Discussion: Should we recreate our zonal/regional clusters differently
When we started with Kubernetes, we had a single lonely highly redundant regional cluster. The node pools were spread out across all zones as well. We later created a set of zonal clusters to help deal with the costs associated with network bandwidth charges for our frontend workloads. But we've got a situation where zonal clusters only have 1 API server. Therefore, anytime GKE is performing maintenance to the API, Kubernetes appears down for that cluster. If we switch to regional clusters, we have the ability to limit that percieved downtime and still operate on a fully functional cluster, even during maintenance. But this possibility opens up some new questsions. Should we consider redesigning how we've deployed our clusters in an architectural manner?

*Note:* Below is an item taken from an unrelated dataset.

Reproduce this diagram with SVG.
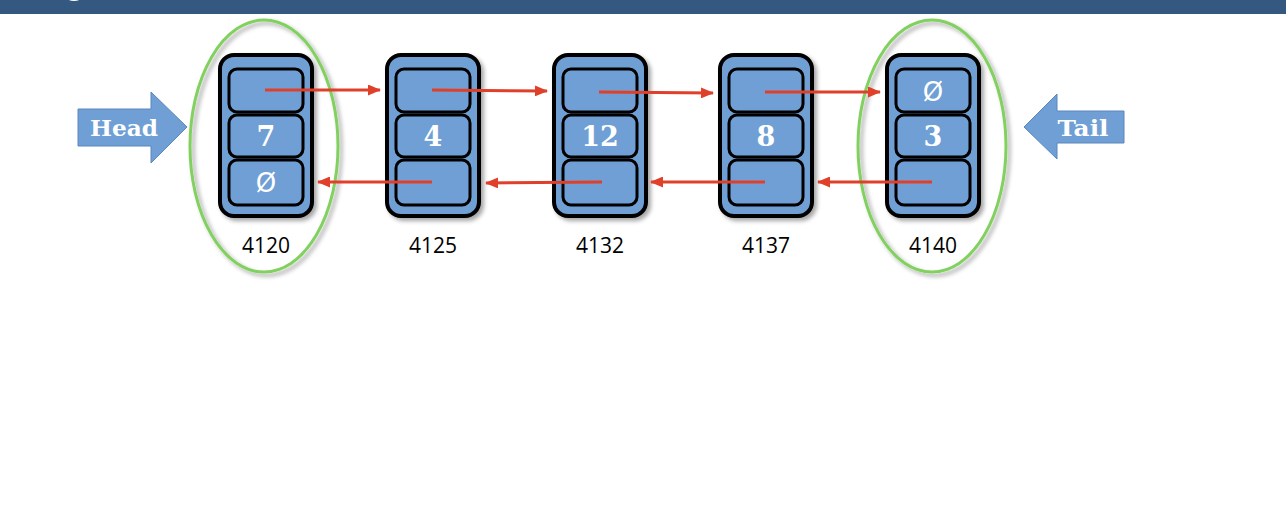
<svg xmlns="http://www.w3.org/2000/svg" width="1286" height="522" viewBox="0 0 1286 522">
<defs>
<style>
.outer{fill:#6f9fd4;stroke:#000;stroke-width:4}
.cell{fill:#6f9fd4;stroke:#000;stroke-width:3}
.num{font-family:"DejaVu Serif","Liberation Serif",serif;font-weight:bold;font-size:27px;fill:#fff;text-anchor:middle}
.nul{font-family:"DejaVu Sans","Liberation Sans",sans-serif;font-size:26px;fill:#fff;text-anchor:middle}
.addr{font-family:"Open Sans","Liberation Sans",sans-serif;font-size:21px;fill:#000;text-anchor:middle}
.lnk{stroke:#e0402a;stroke-width:3;fill:none}
.ring{fill:none;stroke:#82d160;stroke-width:3}
.blk{fill:#6f9fd4;stroke:#5b86bd;stroke-width:1}
.lbl{font-family:"DejaVu Serif","Liberation Serif",serif;font-weight:bold;font-size:23px;fill:#fff;text-anchor:middle}
</style>
<marker id="ah" markerWidth="13" markerHeight="11" refX="12" refY="5.5" orient="auto" markerUnits="userSpaceOnUse">
<path d="M0,0 L13,5.5 L0,11 Z" fill="#e0402a"/>
</marker>
<filter id="sh" x="-20%" y="-20%" width="140%" height="140%">
<feDropShadow dx="3" dy="3" stdDeviation="2" flood-color="#000" flood-opacity="0.35"/>
</filter>
</defs>
<rect x="0" y="0" width="1286" height="14" fill="#34587f"/>
<ellipse cx="74" cy="-6" rx="10" ry="7" fill="#fff"/>

<g id="head">
<path class="blk" d="M78,109 H151 V92 L187,127 L151,163 V146 H78 Z"/>
<text class="lbl" x="124" y="136" textLength="68" lengthAdjust="spacingAndGlyphs">Head</text>
</g>
<g id="tail">
<path class="blk" d="M1124,111 H1057 V94 L1024,127 L1057,159 V143 H1124 Z"/>
<text class="lbl" x="1083" y="136" textLength="51" lengthAdjust="spacingAndGlyphs">Tail</text>
</g>

<g id="node4120">
<rect class="outer" x="220" y="55" width="92" height="161" rx="14" filter="url(#sh)"/>
<rect class="cell" x="229" y="69" width="74" height="43" rx="8"/>
<rect class="cell" x="229" y="115" width="74" height="42" rx="8"/>
<rect class="cell" x="229" y="160" width="74" height="45" rx="8"/>
<text class="num" x="266" y="146">7</text>
<text class="nul" x="266" y="192">Ø</text>
<text class="addr" x="266" y="253">4120</text>
</g>
<g id="node4125">
<rect class="outer" x="387" y="55" width="92" height="161" rx="14" filter="url(#sh)"/>
<rect class="cell" x="396" y="69" width="74" height="43" rx="8"/>
<rect class="cell" x="396" y="115" width="74" height="42" rx="8"/>
<rect class="cell" x="396" y="160" width="74" height="45" rx="8"/>
<text class="num" x="433" y="146">4</text>
<text class="addr" x="433" y="253">4125</text>
</g>
<g id="node4132">
<rect class="outer" x="554" y="55" width="92" height="161" rx="14" filter="url(#sh)"/>
<rect class="cell" x="563" y="69" width="74" height="43" rx="8"/>
<rect class="cell" x="563" y="115" width="74" height="42" rx="8"/>
<rect class="cell" x="563" y="160" width="74" height="45" rx="8"/>
<text class="num" x="600" y="146">12</text>
<text class="addr" x="600" y="253">4132</text>
</g>
<g id="node4137">
<rect class="outer" x="720" y="55" width="92" height="161" rx="14" filter="url(#sh)"/>
<rect class="cell" x="729" y="69" width="74" height="43" rx="8"/>
<rect class="cell" x="729" y="115" width="74" height="42" rx="8"/>
<rect class="cell" x="729" y="160" width="74" height="45" rx="8"/>
<text class="num" x="766" y="146">8</text>
<text class="addr" x="766" y="253">4137</text>
</g>
<g id="node4140">
<rect class="outer" x="887" y="55" width="92" height="161" rx="14" filter="url(#sh)"/>
<rect class="cell" x="896" y="69" width="74" height="43" rx="8"/>
<rect class="cell" x="896" y="115" width="74" height="42" rx="8"/>
<rect class="cell" x="896" y="160" width="74" height="45" rx="8"/>
<text class="nul" x="933" y="101">Ø</text>
<text class="num" x="933" y="146">3</text>
<text class="addr" x="933" y="253">4140</text>
</g>

<g id="rings">
<ellipse class="ring" cx="264" cy="146" rx="74" ry="126" filter="url(#sh)"/>
<ellipse class="ring" cx="932" cy="146" rx="74" ry="126" filter="url(#sh)"/>
</g>

<g id="connectors">
<line class="lnk" x1="265" y1="90" x2="380" y2="90" marker-end="url(#ah)"/>
<line class="lnk" x1="432" y1="90" x2="547" y2="91" marker-end="url(#ah)"/>
<line class="lnk" x1="599" y1="92" x2="713" y2="93" marker-end="url(#ah)"/>
<line class="lnk" x1="765" y1="92" x2="880" y2="92" marker-end="url(#ah)"/>
<line class="lnk" x1="432" y1="182" x2="318" y2="182" marker-end="url(#ah)"/>
<line class="lnk" x1="602" y1="182" x2="486" y2="183" marker-end="url(#ah)"/>
<line class="lnk" x1="765" y1="182" x2="651" y2="182" marker-end="url(#ah)"/>
<line class="lnk" x1="932" y1="182" x2="818" y2="182" marker-end="url(#ah)"/>
</g>
</svg>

Let's utilize this issue to discuss a few options.
Options
Proposal 1
Simply replace our zonal clusters with regional clusters where the node pools stay locked to a given zone
Proposal 2
Consolidate all clusters to one. Remove our zonal clusters in favor of expanding our existing regional cluster with node pools that are locked to a given zone, creating a new deployment that targets a zone similar to how zonal clusters operate today. The thought here is that each namespace effectively marks which zone we operate out of.
-
gitlab
- our existing regional configuration -
gitlab-b
- the same deployment that is located on clustergprd-us-east1-b
-
gitlab-c
- same deal forgprd-us-east1-c
-
gitlab-n
- repeat forn
zones
Proposal 3
Less strenuous option to 2, but we consolidate our workloads to effectively a frontend and backend space. Where two regional clusters exist, but one has more node pools which have targets for specific zones. The other regional cluster is effectively the same we have today.